> [Short problem]:
Write out the material again word for word, dropping any images it holds.

> [Supplied data]:
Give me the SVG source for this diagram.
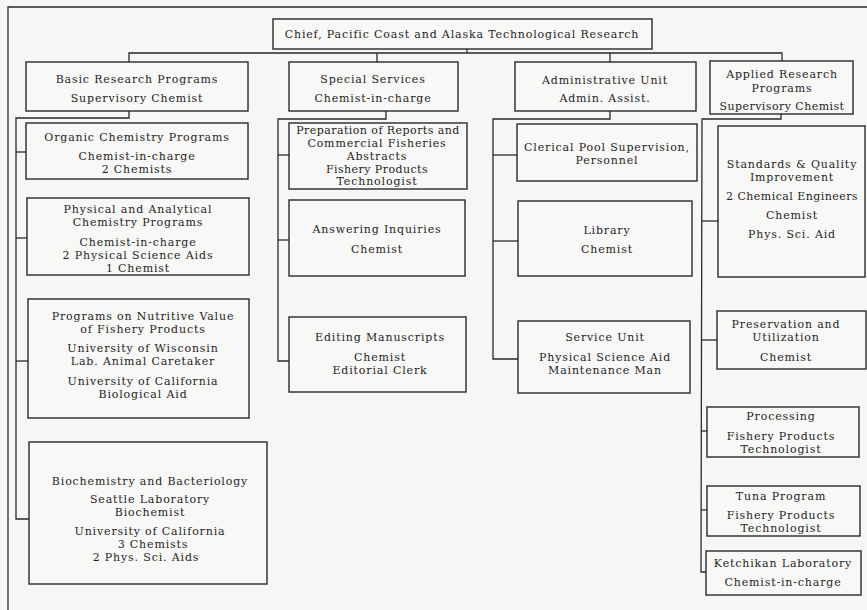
<svg xmlns="http://www.w3.org/2000/svg" width="867" height="610" viewBox="0 0 867 610">
<style>
.bg{fill:#f6f6f4}
.box{fill:#f8f8f6;stroke:#2a2a2a;stroke-width:1.4}
.ln{fill:none;stroke:#2a2a2a;stroke-width:1.3}
text{font-family:"DejaVu Serif","Liberation Serif",serif;font-size:11px;letter-spacing:0.85px;fill:#1e1e1e;text-anchor:middle}
.tight{letter-spacing:0.45px}
</style>
<rect class="bg" x="0" y="0" width="867" height="610"/>
<polyline class="ln" points="8,610 8,7 867,7"/>
<g id="connectors">
<polyline class="ln" points="467,49 467,53"/>
<polyline class="ln" points="129,62 129,53 782,53 782,61"/>
<polyline class="ln" points="377,53 377,62"/>
<polyline class="ln" points="610,53 610,62"/>
<polyline class="ln" points="129,111 129,118 16,118 16,519 29,519"/>
<polyline class="ln" points="16,152 26,152"/>
<polyline class="ln" points="16,238 27,238"/>
<polyline class="ln" points="16,361 28,361"/>
<polyline class="ln" points="386,111 386,119 278,119 278,361 289,361"/>
<polyline class="ln" points="278,155 289,155"/>
<polyline class="ln" points="278,240 289,240"/>
<polyline class="ln" points="610,111 610,119 493,119 493,359 518,359"/>
<polyline class="ln" points="493,155 517,155"/>
<polyline class="ln" points="493,241 518,241"/>
<polyline class="ln" points="781,114 781,119 702,119 701,572 706,572"/>
<polyline class="ln" points="702,221 718,221"/>
<polyline class="ln" points="702,340 717,340"/>
<polyline class="ln" points="701,431 707,431"/>
<polyline class="ln" points="701,510 707,510"/>
</g>
<g id="chief"><rect class="box" x="273" y="19" width="379" height="30"/><text x="462" y="38">Chief, Pacific Coast and Alaska Technological Research</text></g>
<g id="basic"><rect class="box" x="26" y="62" width="222" height="49"/><text x="137" y="83">Basic Research Programs</text><text x="137" y="102">Supervisory Chemist</text></g>
<g id="special"><rect class="box" x="289" y="62" width="169" height="49"/><text x="373" y="83">Special Services</text><text x="373" y="102">Chemist-in-charge</text></g>
<g id="admin"><rect class="box" x="515" y="62" width="181" height="49"/><text x="605" y="84">Administrative Unit</text><text x="605" y="102">Admin. Assist.</text></g>
<g id="applied"><rect class="box" x="710" y="61" width="143" height="53"/><text x="782" y="78">Applied Research</text><text x="782" y="92">Programs</text><text class="tight" x="782" y="110">Supervisory Chemist</text></g>
<g id="organic"><rect class="box" x="26" y="123" width="222" height="56"/><text x="137" y="141">Organic Chemistry Programs</text><text x="137" y="160">Chemist-in-charge</text><text x="137" y="173">2 Chemists</text></g>
<g id="physical"><rect class="box" x="27" y="198" width="222" height="77"/><text x="138" y="213">Physical and Analytical</text><text x="138" y="226">Chemistry  Programs</text><text x="138" y="246">Chemist-in-charge</text><text x="138" y="259">2 Physical Science Aids</text><text x="138" y="272">1  Chemist</text></g>
<g id="nutritive"><rect class="box" x="28" y="299" width="221" height="119"/><text x="143" y="320">Programs on Nutritive Value</text><text x="143" y="333">of Fishery Products</text><text x="143" y="352">University of Wisconsin</text><text x="143" y="365">Lab. Animal Caretaker</text><text x="143" y="385">University of California</text><text x="143" y="398">Biological Aid</text></g>
<g id="biochem"><rect class="box" x="29" y="442" width="238" height="142"/><text x="150" y="485">Biochemistry and Bacteriology</text><text x="150" y="503">Seattle Laboratory</text><text x="150" y="516">Biochemist</text><text x="150" y="535">University of California</text><text x="153" y="548">3 Chemists</text><text x="146" y="561">2 Phys. Sci. Aids</text></g>
<g id="preparation"><rect class="box" x="289" y="123" width="178" height="66"/><text class="tight" x="378" y="134">Preparation of Reports and</text><text x="377" y="147">Commercial Fisheries</text><text x="377" y="160">Abstracts</text><text class="tight" x="377" y="173">Fishery Products</text><text x="377" y="185">Technologist</text></g>
<g id="answering"><rect class="box" x="289" y="200" width="176" height="76"/><text x="377" y="233">Answering Inquiries</text><text x="377" y="253">Chemist</text></g>
<g id="editing"><rect class="box" x="289" y="317" width="177" height="75"/><text x="380" y="341">Editing Manuscripts</text><text x="380" y="361">Chemist</text><text x="380" y="374">Editorial  Clerk</text></g>
<g id="clerical"><rect class="box" x="517" y="124" width="180" height="57"/><text x="607" y="151">Clerical Pool Supervision,</text><text x="607" y="164">Personnel</text></g>
<g id="library"><rect class="box" x="518" y="201" width="174" height="75"/><text x="607" y="234">Library</text><text x="607" y="253">Chemist</text></g>
<g id="service"><rect class="box" x="518" y="321" width="172" height="72"/><text x="605" y="341">Service  Unit</text><text x="605" y="361">Physical Science Aid</text><text x="605" y="374">Maintenance  Man</text></g>
<g id="standards"><rect class="box" x="718" y="126" width="147" height="151"/><text x="792" y="168">Standards &amp; Quality</text><text x="792" y="181">Improvement</text><text class="tight" x="792" y="200">2 Chemical Engineers</text><text x="792" y="219">Chemist</text><text x="792" y="238">Phys. Sci. Aid</text></g>
<g id="preservation"><rect class="box" x="717" y="311" width="149" height="58"/><text x="786" y="328">Preservation and</text><text x="786" y="341">Utilization</text><text x="786" y="361">Chemist</text></g>
<g id="processing"><rect class="box" x="707" y="407" width="152" height="50"/><text x="781" y="420">Processing</text><text x="781" y="440">Fishery  Products</text><text x="781" y="453">Technologist</text></g>
<g id="tuna"><rect class="box" x="707" y="486" width="153" height="50"/><text x="781" y="500">Tuna  Program</text><text x="781" y="519">Fishery  Products</text><text x="781" y="532">Technologist</text></g>
<g id="ketchikan"><rect class="box" x="706" y="551" width="155" height="44"/><text x="783" y="567">Ketchikan Laboratory</text><text x="783" y="586">Chemist-in-charge</text></g>
</svg>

> [Expected output]:
Give me the SVG source for this diagram.
<svg xmlns="http://www.w3.org/2000/svg" width="867" height="610" viewBox="0 0 867 610">
<style>
.bg{fill:#f6f6f4}
.box{fill:#f8f8f6;stroke:#2a2a2a;stroke-width:1.4}
.ln{fill:none;stroke:#2a2a2a;stroke-width:1.3}
text{font-family:"DejaVu Serif","Liberation Serif",serif;font-size:11px;letter-spacing:0.85px;fill:#1e1e1e;text-anchor:middle}
.tight{letter-spacing:0.45px}
</style>
<rect class="bg" x="0" y="0" width="867" height="610"/>
<polyline class="ln" points="8,610 8,7 867,7"/>
<g id="connectors">
<polyline class="ln" points="467,49 467,53"/>
<polyline class="ln" points="129,62 129,53 782,53 782,61"/>
<polyline class="ln" points="377,53 377,62"/>
<polyline class="ln" points="610,53 610,62"/>
<polyline class="ln" points="129,111 129,118 16,118 16,519 29,519"/>
<polyline class="ln" points="16,152 26,152"/>
<polyline class="ln" points="16,238 27,238"/>
<polyline class="ln" points="16,361 28,361"/>
<polyline class="ln" points="386,111 386,119 278,119 278,361 289,361"/>
<polyline class="ln" points="278,155 289,155"/>
<polyline class="ln" points="278,240 289,240"/>
<polyline class="ln" points="610,111 610,119 493,119 493,359 518,359"/>
<polyline class="ln" points="493,155 517,155"/>
<polyline class="ln" points="493,241 518,241"/>
<polyline class="ln" points="781,114 781,119 702,119 701,572 706,572"/>
<polyline class="ln" points="702,221 718,221"/>
<polyline class="ln" points="702,340 717,340"/>
<polyline class="ln" points="701,431 707,431"/>
<polyline class="ln" points="701,510 707,510"/>
</g>
<g id="chief"><rect class="box" x="273" y="19" width="379" height="30"/><text x="462" y="38">Chief, Pacific Coast and Alaska Technological Research</text></g>
<g id="basic"><rect class="box" x="26" y="62" width="222" height="49"/><text x="137" y="83">Basic Research Programs</text><text x="137" y="102">Supervisory Chemist</text></g>
<g id="special"><rect class="box" x="289" y="62" width="169" height="49"/><text x="373" y="83">Special Services</text><text x="373" y="102">Chemist-in-charge</text></g>
<g id="admin"><rect class="box" x="515" y="62" width="181" height="49"/><text x="605" y="84">Administrative Unit</text><text x="605" y="102">Admin. Assist.</text></g>
<g id="applied"><rect class="box" x="710" y="61" width="143" height="53"/><text x="782" y="78">Applied Research</text><text x="782" y="92">Programs</text><text class="tight" x="782" y="110">Supervisory Chemist</text></g>
<g id="organic"><rect class="box" x="26" y="123" width="222" height="56"/><text x="137" y="141">Organic Chemistry Programs</text><text x="137" y="160">Chemist-in-charge</text><text x="137" y="173">2 Chemists</text></g>
<g id="physical"><rect class="box" x="27" y="198" width="222" height="77"/><text x="138" y="213">Physical and Analytical</text><text x="138" y="226">Chemistry  Programs</text><text x="138" y="246">Chemist-in-charge</text><text x="138" y="259">2 Physical Science Aids</text><text x="138" y="272">1  Chemist</text></g>
<g id="nutritive"><rect class="box" x="28" y="299" width="221" height="119"/><text x="143" y="320">Programs on Nutritive Value</text><text x="143" y="333">of Fishery Products</text><text x="143" y="352">University of Wisconsin</text><text x="143" y="365">Lab. Animal Caretaker</text><text x="143" y="385">University of California</text><text x="143" y="398">Biological Aid</text></g>
<g id="biochem"><rect class="box" x="29" y="442" width="238" height="142"/><text x="150" y="485">Biochemistry and Bacteriology</text><text x="150" y="503">Seattle Laboratory</text><text x="150" y="516">Biochemist</text><text x="150" y="535">University of California</text><text x="153" y="548">3 Chemists</text><text x="146" y="561">2 Phys. Sci. Aids</text></g>
<g id="preparation"><rect class="box" x="289" y="123" width="178" height="66"/><text class="tight" x="378" y="134">Preparation of Reports and</text><text x="377" y="147">Commercial Fisheries</text><text x="377" y="160">Abstracts</text><text class="tight" x="377" y="173">Fishery Products</text><text x="377" y="185">Technologist</text></g>
<g id="answering"><rect class="box" x="289" y="200" width="176" height="76"/><text x="377" y="233">Answering Inquiries</text><text x="377" y="253">Chemist</text></g>
<g id="editing"><rect class="box" x="289" y="317" width="177" height="75"/><text x="380" y="341">Editing Manuscripts</text><text x="380" y="361">Chemist</text><text x="380" y="374">Editorial  Clerk</text></g>
<g id="clerical"><rect class="box" x="517" y="124" width="180" height="57"/><text x="607" y="151">Clerical Pool Supervision,</text><text x="607" y="164">Personnel</text></g>
<g id="library"><rect class="box" x="518" y="201" width="174" height="75"/><text x="607" y="234">Library</text><text x="607" y="253">Chemist</text></g>
<g id="service"><rect class="box" x="518" y="321" width="172" height="72"/><text x="605" y="341">Service  Unit</text><text x="605" y="361">Physical Science Aid</text><text x="605" y="374">Maintenance  Man</text></g>
<g id="standards"><rect class="box" x="718" y="126" width="147" height="151"/><text x="792" y="168">Standards &amp; Quality</text><text x="792" y="181">Improvement</text><text class="tight" x="792" y="200">2 Chemical Engineers</text><text x="792" y="219">Chemist</text><text x="792" y="238">Phys. Sci. Aid</text></g>
<g id="preservation"><rect class="box" x="717" y="311" width="149" height="58"/><text x="786" y="328">Preservation and</text><text x="786" y="341">Utilization</text><text x="786" y="361">Chemist</text></g>
<g id="processing"><rect class="box" x="707" y="407" width="152" height="50"/><text x="781" y="420">Processing</text><text x="781" y="440">Fishery  Products</text><text x="781" y="453">Technologist</text></g>
<g id="tuna"><rect class="box" x="707" y="486" width="153" height="50"/><text x="781" y="500">Tuna  Program</text><text x="781" y="519">Fishery  Products</text><text x="781" y="532">Technologist</text></g>
<g id="ketchikan"><rect class="box" x="706" y="551" width="155" height="44"/><text x="783" y="567">Ketchikan Laboratory</text><text x="783" y="586">Chemist-in-charge</text></g>
</svg>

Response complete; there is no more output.